Memajukan Sektor Pertanian
Secara khusus, pemulihan ekonomi nasional sektor
pertanian memang tidak disebut-sebut. Pada hal sektor inilah yang masih
menjanjikan untuk dikembangkan secara besar-besaran. Sebagaimana pernah
ditegaskan oleh Presiden Soekarno ketika meresmikan kampus Fakultas Pertanian
Universitas Indonesia di Bogor pada tahun 1952, bahwa pertanian adalah soal
hidup matinya sebuah bangsa. Fakultas inilah yang kemudian menjadi cikal bakal
Institut Pertanian Bogor (sekarang IPB University).
Berdasarkan fakta sebagaimana diuraikan di atas, maka
tidak ada jalan lain kecuali mengembangkan dan memajukan sektor pertanian
dengan berbagai cabang-cabangnya yaitu sektor perkebunan, perikanan, peternakan,
nelayan dan kelautan. Beberapa waktu yang lalu, Menteri Pertanian Syahrul Yasin
Limpo, mengunjungi Kawasan Budidaya Sayur Organik Merbabu (SOM) di Kopeng,
Semarang Jawa-Tengah. Kawasan itu diprakarsai oleh anak muda dengan modal 10
hektar lahan yang disulap menjadi lahan budidaya sayuran dengan keuntungan bisa
mencapai Rp 300 juta per bulan. Pada kesempatan tersebut, Menteri Pertanian
menegaskan, bahwa dalam menghadapi dampak Covid-19 semua pihak harus semangat
menyediakan pangan secara maju, mandiri dan modern bahkan diusahakan bisa
diekspor. Menurutnya, sektor pertanian menjadi satu-satunya solusi karena tidak
mengenal krisis sepanjang diolah dengan optimal. Maka pertanian harus akseleratif
bertumbuh lebih baik dari apa yang ada.

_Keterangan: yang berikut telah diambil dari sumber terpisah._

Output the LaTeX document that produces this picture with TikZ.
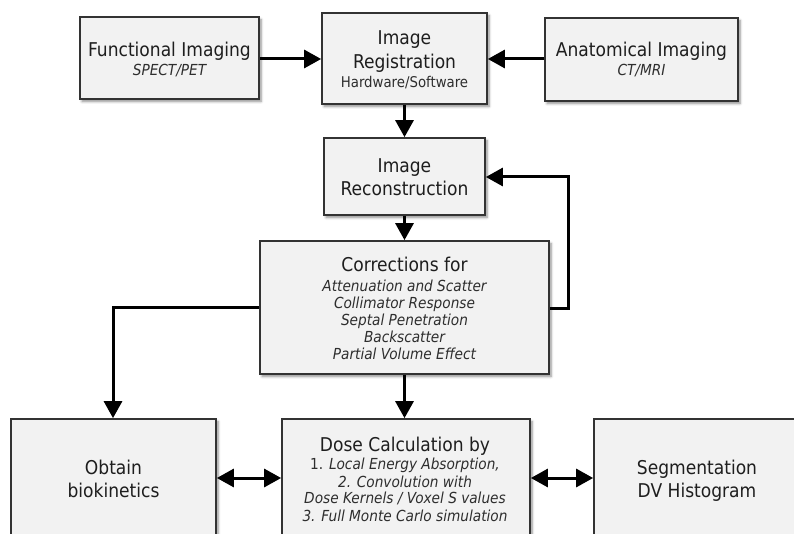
\documentclass[tikz,border=0pt]{standalone}
\usepackage{fontspec}
\setmainfont{DejaVu Sans Condensed}
\usetikzlibrary{arrows.meta,shadows.blur}

\definecolor{boxfill}{HTML}{F2F2F2}
\definecolor{boxline}{HTML}{333333}
\definecolor{ink}{HTML}{1E1E1E}
\definecolor{subink}{HTML}{2E2E2E}

\tikzset{
  box/.style={draw=boxline, line width=1.7pt, fill=boxfill, inner sep=0pt,
    blur shadow={shadow xshift=2pt, shadow yshift=-2.5pt, shadow blur steps=6,
      shadow blur radius=2.5pt, shadow opacity=45}},
  lbl/.style={anchor=base, inner sep=0pt, text=ink,
    font=\fontsize{19}{22}\selectfont},
  sub/.style={anchor=base, inner sep=0pt, text=subink,
    font=\fontsize{15.2}{17}\selectfont\itshape},
  subup/.style={anchor=base, inner sep=0pt, text=subink,
    font=\fontsize{14.8}{17}\selectfont},
  link/.style={line width=3pt, draw=black},
  arr/.style={link, -{Triangle[length=17pt, width=18pt]}},
  darr/.style={link, {Triangle[length=17pt, width=18pt]}-{Triangle[length=17pt, width=18pt]}},
}

\begin{document}
\begin{tikzpicture}[x=1pt, y=-1pt]
  \useasboundingbox (0,0) rectangle (794,534);
  \clip (0,0) rectangle (794,534);

  % boxes
  \node[box, minimum width=179pt, minimum height=82pt] (func)  at (169.5,58)  {};
  \node[box, minimum width=165pt, minimum height=91pt] (reg)   at (404.5,58.5) {};
  \node[box, minimum width=193pt, minimum height=83pt] (anat)  at (641.5,59.5) {};
  \node[box, minimum width=161pt, minimum height=77pt] (recon) at (404.5,176.5) {};
  \node[box, minimum width=289pt, minimum height=133pt] (corr) at (404.5,307.5) {};
  \node[box, minimum width=205pt, minimum height=130pt] (obt)  at (113.5,484) {};
  \node[box, minimum width=248pt, minimum height=130pt] (dose) at (406,484) {};
  \node[box, minimum width=206pt, minimum height=130pt] (seg)  at (697,484) {};

  % box texts
  \node[lbl] at (169.5,57) {Functional Imaging};
  \node[sub] at (169.5,76) {SPECT/PET};

  \node[lbl] at (404.5,45) {Image};
  \node[lbl] at (404.5,69) {Registration};
  \node[subup] at (404.5,88) {Hardware/Software};

  \node[lbl] at (641.5,57) {Anatomical Imaging};
  \node[sub] at (641.5,76) {CT/MRI};

  \node[lbl] at (404.5,173) {Image};
  \node[lbl] at (404.5,196) {Reconstruction};

  \node[lbl] at (404.5,272) {Corrections for};
  \node[sub] at (404.5,291) {Attenuation and Scatter};
  \node[sub] at (404.5,308) {Collimator Response};
  \node[sub] at (404.5,325) {Septal Penetration};
  \node[sub] at (404.5,342) {Backscatter};
  \node[sub] at (404.5,359) {Partial Volume Effect};

  \node[lbl] at (405,451) {Dose Calculation by};
  \node[sub] at (405,469) {\upshape 1. \itshape Local Energy Absorption,};
  \node[sub] at (405,487) {2. Convolution with};
  \node[sub] at (405,503) {Dose Kernels / Voxel S values};
  \node[sub] at (405,521) {3. Full Monte Carlo simulation};

  \node[lbl] at (113.5,474) {Obtain};
  \node[lbl] at (113.5,497) {biokinetics};

  \node[lbl] at (697,474) {Segmentation};
  \node[lbl] at (697,497) {DV Histogram};

  % connectors
  \coordinate (fb) at (568,308);
  \coordinate (lt) at (113,307);

  \draw[arr] (func.east |- 0,59) -- (reg.west |- 0,59);
  \draw[arr] (anat.west |- 0,59) -- (reg.east |- 0,59);
  \draw[arr] (reg.south) -- (recon.north);
  \draw[arr] (recon.south) -- (corr.north);
  \draw[arr] (corr.east |- fb) -- (fb) -- (fb |- 0,177) -- (recon.east |- 0,177);
  \draw[arr] (corr.west |- lt) -- (lt) -- (obt.north -| lt);
  \draw[arr] (corr.south) -- (corr.south |- dose.north);
  \draw[darr] (obt.east |- 0,478) -- (dose.west |- 0,478);
  \draw[darr] (dose.east |- 0,478) -- (seg.west |- 0,478);
\end{tikzpicture}
\end{document}
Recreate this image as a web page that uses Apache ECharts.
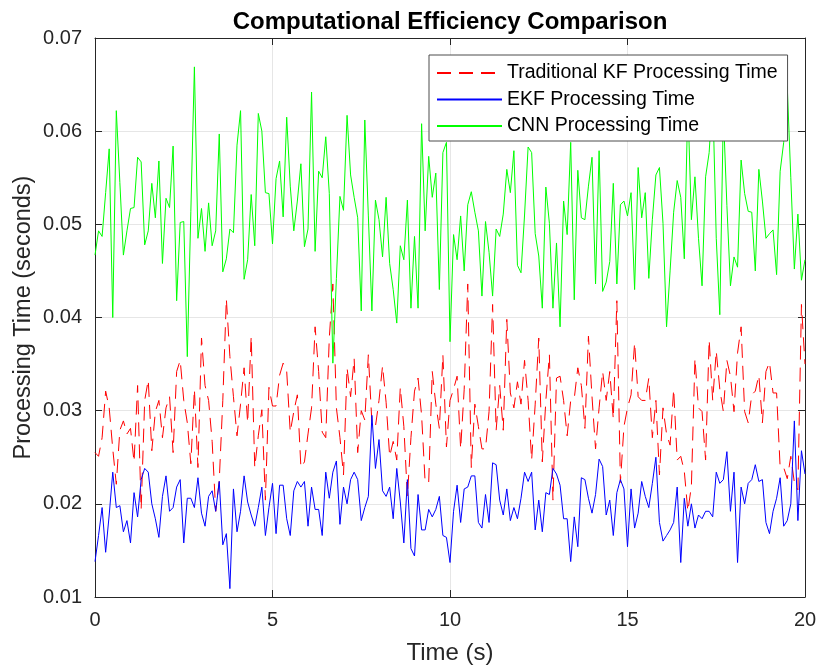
<!DOCTYPE html>
<html>
<head>
<meta charset="utf-8">
<title>Computational Efficiency Comparison</title>
<script src="https://cdn.jsdelivr.net/npm/echarts@6/dist/echarts.min.js"></script>
<style>
  html, body { margin: 0; padding: 0; background: #fff; }
  #chart { width: 819px; height: 665px; }
</style>
</head>
<body>
<div id="chart"></div>
<script>
// time grid: 0 .. 20 s, step 0.1 s
const timeSteps = Array.from({ length: 201 }, (_, i) => +(i * 0.1).toFixed(1));

const kfTimes = [
  0.0255, 0.0251, 0.0271, 0.0321, 0.0303, 0.0259, 0.0221, 0.0279, 0.0289, 0.0275,
  0.0281, 0.0245, 0.0327, 0.0194, 0.0311, 0.0333, 0.0257, 0.0299, 0.0311, 0.0271,
  0.0303, 0.0315, 0.0255, 0.0342, 0.0354, 0.0311, 0.0287, 0.0243, 0.0323, 0.0239,
  0.0378, 0.0327, 0.0311, 0.0267, 0.0192, 0.0225, 0.0311, 0.0420, 0.0358, 0.0315,
  0.0273, 0.0307, 0.0346, 0.0287, 0.0380, 0.0239, 0.0273, 0.0301, 0.0204, 0.0325,
  0.0305, 0.0305, 0.0338, 0.0351, 0.0342, 0.0277, 0.0299, 0.0317, 0.0239, 0.0245,
  0.0275, 0.0303, 0.0390, 0.0342, 0.0277, 0.0271, 0.0378, 0.0436, 0.0303, 0.0271,
  0.0231, 0.0346, 0.0315, 0.0356, 0.0255, 0.0300, 0.0290, 0.0360, 0.0287, 0.0283,
  0.0311, 0.0348, 0.0309, 0.0251, 0.0267, 0.0247, 0.0325, 0.0283, 0.0208, 0.0271,
  0.0321, 0.0335, 0.0295, 0.0223, 0.0223, 0.0342, 0.0307, 0.0281, 0.0360, 0.0261,
  0.0311, 0.0323, 0.0337, 0.0259, 0.0323, 0.0436, 0.0239, 0.0307, 0.0283, 0.0259,
  0.0259, 0.0299, 0.0414, 0.0279, 0.0327, 0.0279, 0.0398, 0.0319, 0.0303, 0.0331,
  0.0307, 0.0354, 0.0311, 0.0247, 0.0307, 0.0378, 0.0245, 0.0311, 0.0360, 0.0204,
  0.0335, 0.0337, 0.0311, 0.0273, 0.0311, 0.0313, 0.0346, 0.0327, 0.0281, 0.0380,
  0.0315, 0.0259, 0.0303, 0.0342, 0.0311, 0.0342, 0.0291, 0.0418, 0.0223, 0.0283,
  0.0303, 0.0317, 0.0373, 0.0315, 0.0311, 0.0311, 0.0335, 0.0271, 0.0311, 0.0231,
  0.0303, 0.0275, 0.0263, 0.0323, 0.0247, 0.0251, 0.0235, 0.0192, 0.0219, 0.0356,
  0.0303, 0.0299, 0.0247, 0.0376, 0.0311, 0.0364, 0.0323, 0.0299, 0.0354, 0.0337,
  0.0299, 0.0362, 0.0390, 0.0299, 0.0287, 0.0317, 0.0321, 0.0338, 0.0287, 0.0342,
  0.0352, 0.0319, 0.0319, 0.0239, 0.0239, 0.0227, 0.0251, 0.0223, 0.0215, 0.0414,
  0.0350
];

const ekfTimes = [
  0.0138, 0.0166, 0.0196, 0.0148, 0.0188, 0.0234, 0.0196, 0.0198, 0.0170, 0.0182,
  0.0158, 0.0212, 0.0186, 0.0226, 0.0238, 0.0234, 0.0200, 0.0184, 0.0164, 0.0208,
  0.0230, 0.0192, 0.0196, 0.0218, 0.0226, 0.0158, 0.0206, 0.0206, 0.0196, 0.0228,
  0.0190, 0.0176, 0.0208, 0.0214, 0.0192, 0.0224, 0.0156, 0.0168, 0.0109, 0.0216,
  0.0170, 0.0192, 0.0230, 0.0202, 0.0188, 0.0176, 0.0196, 0.0218, 0.0166, 0.0196,
  0.0222, 0.0168, 0.0220, 0.0220, 0.0184, 0.0166, 0.0214, 0.0224, 0.0218, 0.0224,
  0.0176, 0.0218, 0.0194, 0.0194, 0.0166, 0.0234, 0.0206, 0.0234, 0.0246, 0.0178,
  0.0218, 0.0200, 0.0226, 0.0234, 0.0226, 0.0182, 0.0196, 0.0208, 0.0295, 0.0238,
  0.0269, 0.0214, 0.0208, 0.0218, 0.0184, 0.0238, 0.0202, 0.0158, 0.0226, 0.0152,
  0.0144, 0.0210, 0.0172, 0.0172, 0.0194, 0.0186, 0.0194, 0.0208, 0.0166, 0.0164,
  0.0137, 0.0192, 0.0220, 0.0180, 0.0216, 0.0218, 0.0230, 0.0230, 0.0180, 0.0174,
  0.0210, 0.0180, 0.0244, 0.0242, 0.0204, 0.0188, 0.0216, 0.0182, 0.0196, 0.0184,
  0.0206, 0.0234, 0.0224, 0.0234, 0.0172, 0.0204, 0.0170, 0.0212, 0.0210, 0.0238,
  0.0232, 0.0220, 0.0184, 0.0184, 0.0138, 0.0186, 0.0154, 0.0228, 0.0226, 0.0206,
  0.0190, 0.0210, 0.0248, 0.0240, 0.0188, 0.0204, 0.0166, 0.0212, 0.0226, 0.0216,
  0.0154, 0.0216, 0.0174, 0.0190, 0.0224, 0.0208, 0.0196, 0.0222, 0.0250, 0.0180,
  0.0160, 0.0166, 0.0172, 0.0180, 0.0218, 0.0137, 0.0206, 0.0176, 0.0200, 0.0174,
  0.0188, 0.0184, 0.0192, 0.0192, 0.0186, 0.0234, 0.0222, 0.0226, 0.0256, 0.0192,
  0.0234, 0.0137, 0.0218, 0.0200, 0.0222, 0.0226, 0.0242, 0.0224, 0.0226, 0.0180,
  0.0168, 0.0192, 0.0206, 0.0228, 0.0176, 0.0182, 0.0200, 0.0289, 0.0182, 0.0257,
  0.0232
];

const cnnTimes = [
  0.0467, 0.0493, 0.0487, 0.0534, 0.0581, 0.0400, 0.0622, 0.0545, 0.0467, 0.0493,
  0.0517, 0.0518, 0.0572, 0.0567, 0.0478, 0.0493, 0.0544, 0.0507, 0.0568, 0.0458,
  0.0528, 0.0518, 0.0584, 0.0418, 0.0502, 0.0503, 0.0358, 0.0514, 0.0669, 0.0485,
  0.0517, 0.0471, 0.0523, 0.0477, 0.0493, 0.0597, 0.0449, 0.0463, 0.0495, 0.0491,
  0.0585, 0.0622, 0.0441, 0.0462, 0.0532, 0.0477, 0.0619, 0.0600, 0.0534, 0.0533,
  0.0479, 0.0549, 0.0568, 0.0508, 0.0615, 0.0541, 0.0493, 0.0525, 0.0565, 0.0476,
  0.0495, 0.0642, 0.0471, 0.0557, 0.0550, 0.0594, 0.0533, 0.0351, 0.0442, 0.0530,
  0.0515, 0.0617, 0.0553, 0.0529, 0.0507, 0.0407, 0.0612, 0.0509, 0.0407, 0.0526,
  0.0505, 0.0465, 0.0529, 0.0458, 0.0430, 0.0394, 0.0477, 0.0462, 0.0526, 0.0410,
  0.0487, 0.0410, 0.0608, 0.0493, 0.0573, 0.0529, 0.0555, 0.0430, 0.0577, 0.0588,
  0.0374, 0.0489, 0.0462, 0.0509, 0.0450, 0.0521, 0.0535, 0.0513, 0.0493, 0.0423,
  0.0503, 0.0470, 0.0423, 0.0495, 0.0487, 0.0511, 0.0559, 0.0534, 0.0579, 0.0456,
  0.0448, 0.0510, 0.0583, 0.0577, 0.0490, 0.0466, 0.0410, 0.0540, 0.0501, 0.0410,
  0.0480, 0.0390, 0.0525, 0.0489, 0.0588, 0.0419, 0.0558, 0.0507, 0.0505, 0.0541,
  0.0572, 0.0436, 0.0579, 0.0428, 0.0438, 0.0460, 0.0544, 0.0436, 0.0521, 0.0525,
  0.0509, 0.0534, 0.0430, 0.0561, 0.0507, 0.0534, 0.0442, 0.0505, 0.0553, 0.0561,
  0.0501, 0.0390, 0.0450, 0.0513, 0.0547, 0.0529, 0.0463, 0.0630, 0.0505, 0.0551,
  0.0485, 0.0434, 0.0551, 0.0577, 0.0640, 0.0485, 0.0403, 0.0620, 0.0520, 0.0434,
  0.0465, 0.0454, 0.0569, 0.0533, 0.0514, 0.0513, 0.0450, 0.0559, 0.0525, 0.0485,
  0.0490, 0.0494, 0.0446, 0.0557, 0.0588, 0.0648, 0.0550, 0.0452, 0.0511, 0.0440,
  0.0462
];

const xTicks = [0, 5, 10, 15, 20];
const yTicks = [0.01, 0.02, 0.03, 0.04, 0.05, 0.06, 0.07];

const FONT = "'Liberation Sans', Arial, sans-serif";
const AXIS_COLOR = '#262626';

const toPairs = (vals) => vals.map((v, i) => [timeSteps[i], v]);

function axisBase(extra) {
  return Object.assign({
    type: 'value',
    axisLine: { show: true, onZero: false, lineStyle: { color: AXIS_COLOR, width: 1 } },
    axisTick: { show: true, inside: true, length: 7, lineStyle: { color: AXIS_COLOR } },
    axisLabel: { show: false },
    splitLine: { show: false }
  }, extra);
}

const chart = echarts.init(document.getElementById('chart'));

chart.setOption({
  backgroundColor: '#fff',
  animation: false,
  textStyle: { fontFamily: FONT },
  title: {
    text: 'Computational Efficiency Comparison',
    left: 445,
    top: 5,
    textAlign: 'center',
    textStyle: { fontFamily: FONT, fontSize: 24, fontWeight: 'bold', color: '#000' }
  },
  // fixed plot box; do not let ECharts shrink it to fit the axis names
  grid: { left: 95, right: 14, top: 38, bottom: 68, outerBoundsMode: 'none', containLabel: false },
  legend: {
    orient: 'vertical',
    left: 429,
    top: 55,
    padding: [8, 10, 5, 7],
    itemGap: 6.5,
    itemWidth: 65,
    itemHeight: 14,
    backgroundColor: '#fff',
    borderColor: '#4d4d4d',
    borderWidth: 1,
    // hide the marker dot that line-series legend icons carry
    itemStyle: { color: 'rgba(0,0,0,0)', borderWidth: 0, opacity: 0 },
    textStyle: { fontFamily: FONT, fontSize: 19.5, color: '#000', lineHeight: 20 },
    data: ['Traditional KF Processing Time', 'EKF Processing Time', 'CNN Processing Time']
  },
  xAxis: [
    axisBase({
      position: 'bottom',
      min: xTicks[0],
      max: xTicks[xTicks.length - 1],
      interval: 5,
      name: 'Time (s)',
      nameLocation: 'middle',
      nameGap: 44,
      nameMoveOverlap: false,
      nameTextStyle: { fontFamily: FONT, fontSize: 24, color: AXIS_COLOR },
      axisLabel: { show: true, color: AXIS_COLOR, fontSize: 20, margin: 13, fontFamily: FONT },
      splitLine: { show: true, lineStyle: { color: '#e6e6e6', width: 1 } }
    }),
    axisBase({ position: 'top', min: 0, max: 20, interval: 5 })
  ],
  yAxis: [
    axisBase({
      position: 'left',
      min: yTicks[0],
      max: yTicks[yTicks.length - 1],
      interval: 0.01,
      name: 'Processing Time (seconds)',
      nameLocation: 'middle',
      nameGap: 59,
      nameMoveOverlap: false,
      nameTextStyle: { fontFamily: FONT, fontSize: 23.5, color: AXIS_COLOR },
      axisLabel: {
        show: true, color: AXIS_COLOR, fontSize: 20, margin: 13, fontFamily: FONT,
        formatter: (v) => v.toFixed(2)
      },
      splitLine: { show: true, lineStyle: { color: '#e6e6e6', width: 1 } }
    }),
    axisBase({ position: 'right', min: 0.01, max: 0.07, interval: 0.01 })
  ],
  series: [
    {
      name: 'Traditional KF Processing Time',
      type: 'line',
      data: toPairs(kfTimes),
      showSymbol: false,
      lineStyle: { color: '#ff0000', width: 1, type: [14, 8] },
      itemStyle: { color: '#ff0000' }
    },
    {
      name: 'EKF Processing Time',
      type: 'line',
      data: toPairs(ekfTimes),
      showSymbol: false,
      lineStyle: { color: '#0000ff', width: 1 },
      itemStyle: { color: '#0000ff' }
    },
    {
      name: 'CNN Processing Time',
      type: 'line',
      data: toPairs(cnnTimes),
      showSymbol: false,
      lineStyle: { color: '#00ff00', width: 1 },
      itemStyle: { color: '#00ff00' }
    }
  ]
});
</script>
</body>
</html>
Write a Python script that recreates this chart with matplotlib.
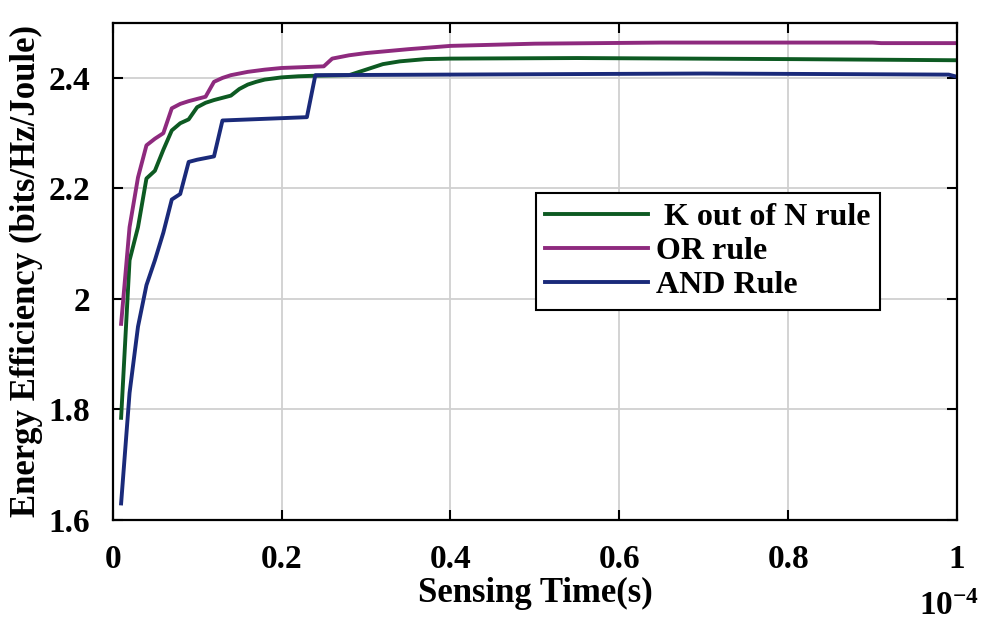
import matplotlib
matplotlib.use("Agg")
import matplotlib.pyplot as plt
from matplotlib.ticker import FuncFormatter

plt.rcParams['font.family'] = 'Liberation Serif'
plt.rcParams['font.weight'] = 'bold'
plt.rcParams['axes.labelweight'] = 'bold'

# sensing time in units of 1e-4 s, energy efficiency in bits/Hz/Joule
t_kn = [0.01, 0.02, 0.03, 0.04, 0.05, 0.06, 0.07, 0.08, 0.09, 0.10, 0.11, 0.12,
        0.13, 0.14, 0.15, 0.16, 0.17, 0.18, 0.20, 0.22, 0.24, 0.28, 0.30, 0.32,
        0.34, 0.37, 0.40, 0.55, 0.81, 1.00]
ee_kn = [1.785, 2.07, 2.13, 2.218, 2.232, 2.27, 2.305, 2.318, 2.325, 2.347, 2.355, 2.36,
         2.364, 2.368, 2.38, 2.388, 2.393, 2.397, 2.401, 2.403, 2.404, 2.405, 2.415, 2.425,
         2.430, 2.434, 2.435, 2.436, 2.434, 2.432]

t_or = [0.01, 0.02, 0.03, 0.04, 0.05, 0.06, 0.07, 0.08, 0.09, 0.10, 0.11, 0.12,
        0.13, 0.14, 0.16, 0.18, 0.20, 0.25, 0.26, 0.28, 0.30, 0.35, 0.40, 0.50,
        0.65, 0.90, 0.91, 1.00]
ee_or = [1.955, 2.13, 2.22, 2.278, 2.29, 2.30, 2.345, 2.353, 2.358, 2.362, 2.366, 2.393,
         2.400, 2.405, 2.411, 2.415, 2.418, 2.421, 2.435, 2.441, 2.445, 2.452, 2.458, 2.462,
         2.464, 2.464, 2.463, 2.463]

t_and = [0.01, 0.02, 0.03, 0.04, 0.05, 0.06, 0.07, 0.08, 0.09, 0.10, 0.12, 0.13,
         0.23, 0.24, 0.70, 0.85, 0.99, 1.00]
ee_and = [1.63, 1.83, 1.95, 2.025, 2.07, 2.12, 2.18, 2.19, 2.248, 2.252, 2.258, 2.323,
          2.329, 2.405, 2.408, 2.407, 2.406, 2.402]

fig = plt.figure(figsize=(9.84, 6.23), dpi=100)
ax = fig.add_axes([0.1145, 0.1653, 0.8582, 0.7983])

ax.plot([t * 1e-4 for t in t_kn], ee_kn, color='#0d5a22', lw=2.8, label=' K out of N rule')
ax.plot([t * 1e-4 for t in t_or], ee_or, color='#8e2a7e', lw=2.8, label='OR rule')
ax.plot([t * 1e-4 for t in t_and], ee_and, color='#1a2a7a', lw=2.8, label='AND Rule')

ax.set_xlim(0, 1e-4)
ax.set_ylim(1.6, 2.5)
ax.set_xticks([0, 0.2e-4, 0.4e-4, 0.6e-4, 0.8e-4, 1e-4])
ax.set_yticks([1.6, 1.8, 2.0, 2.2, 2.4])
ax.xaxis.set_major_formatter(FuncFormatter(lambda v, p: '%g' % round(v / 1e-4, 4)))
ax.yaxis.set_major_formatter(FuncFormatter(lambda v, p: '%g' % round(v, 4)))

ax.grid(True, color='#d0d0d0', lw=1.3)
ax.tick_params(direction='in', length=7, width=1.5, top=True, right=True, labelsize=24)
ax.tick_params(axis='x', pad=17)
ax.tick_params(axis='y', pad=16)
for s in ax.spines.values():
    s.set_linewidth(1.6)

ax.set_xlabel('Sensing Time(s)', fontsize=25, labelpad=2)
ax.set_ylabel('Energy Efficiency (bits/Hz/Joule)', fontsize=25, labelpad=4)
ax.text(0.955, -0.19, r'$\mathregular{10^{-4}}$', transform=ax.transAxes,
        fontsize=24, ha='left', va='baseline')

leg = ax.legend(loc='upper left', bbox_to_anchor=(0.501, 0.658), borderaxespad=0,
                fontsize=23, fancybox=False, edgecolor='black', framealpha=1,
                handlelength=3.2, handletextpad=0.25, labelspacing=0.15,
                borderpad=0.3)
leg.get_frame().set_linewidth(1.5)

plt.savefig('out.png', dpi=100)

Bahkan diharapkan mampu menciptakan
lebih banyak petani-petani milenial yang punya visi dan visioner agar bisa
mengatasi krisis regenerasi petani pada sepuluh tahun mendatang, menggantikan
para petani yang rata-rata sudah berusia di atas 50 tahun.
Untuk bisa meyakinkan kepada generasi muda agar mau bertani,
perlu pendekatan baru dan harus ditangani secara serius dengan langkah-langkah
berikut ini.
Pertama,
mengubah paradigma yang semula bertani
identik dengan kemiskinan, menjadi bertani akan mendatangkan
kesejahteraan.
Kedua,
memberikan perhatian yang seksama kepada para innovator di bidang pertanian dengan
suntikan modal, bimbingan, kemudahan prasarana dan dukungan pemasarannya.
Ketiga,
mendorong sektor pertanian agar menjadi garda terdepan, lokomotif serta
sokoguru perekonomian nasional.
Keempat,
kampanye nasional untuk kembali bertani disertai penyuluhan yang sistematis dan
terarah sesuai potensi daerah masing-masing di seluruh Indonesia.
Kelima,
perlunya diberikan kesadaran nasional, bahwa lebih baik bertani di tanah-air “yang
subur kang sarwo tinandur, lan murah kang sarwo tinuku” yang perlu segera
digarap secara bersungguh-sungguh daripada hujan batu di negeri orang, banyak
yang dilecehkan dan menurunkan martabat sebagai bangsa.
Keenam,
penggalakan program keluarga berencana (KB) yang tepat sasaran agar terbangun
masyarakat yang sejahtera, sehat dan berkualitas. Dengan arah program KB
sebagai budaya hidup berbangsa dan bernegara, bahwa dua anak cukup, berupaya
menjauhi kemiskinan dengan keluarga kecil dan mementingkan pendidikan yang
setinggi-tingginya.
Ketujuh,
memahami dan menanggulangi sedini mungkin secara komprehensif dan terintegrasi
antar semua instansi dan lembaga terkait terhadap faktor hama dan bencana alam misalnya
banjir dan kekeringan.
Kedelapan,
terhadap produk pertanian yang sudah berhasil diekspor, harus dipertahankan dan
dikembangkan mutu serta perluasan pasarnya dengan melibatkan peran petani baru
sebanyak-banyaknya di seluruh pelosok tanah-air.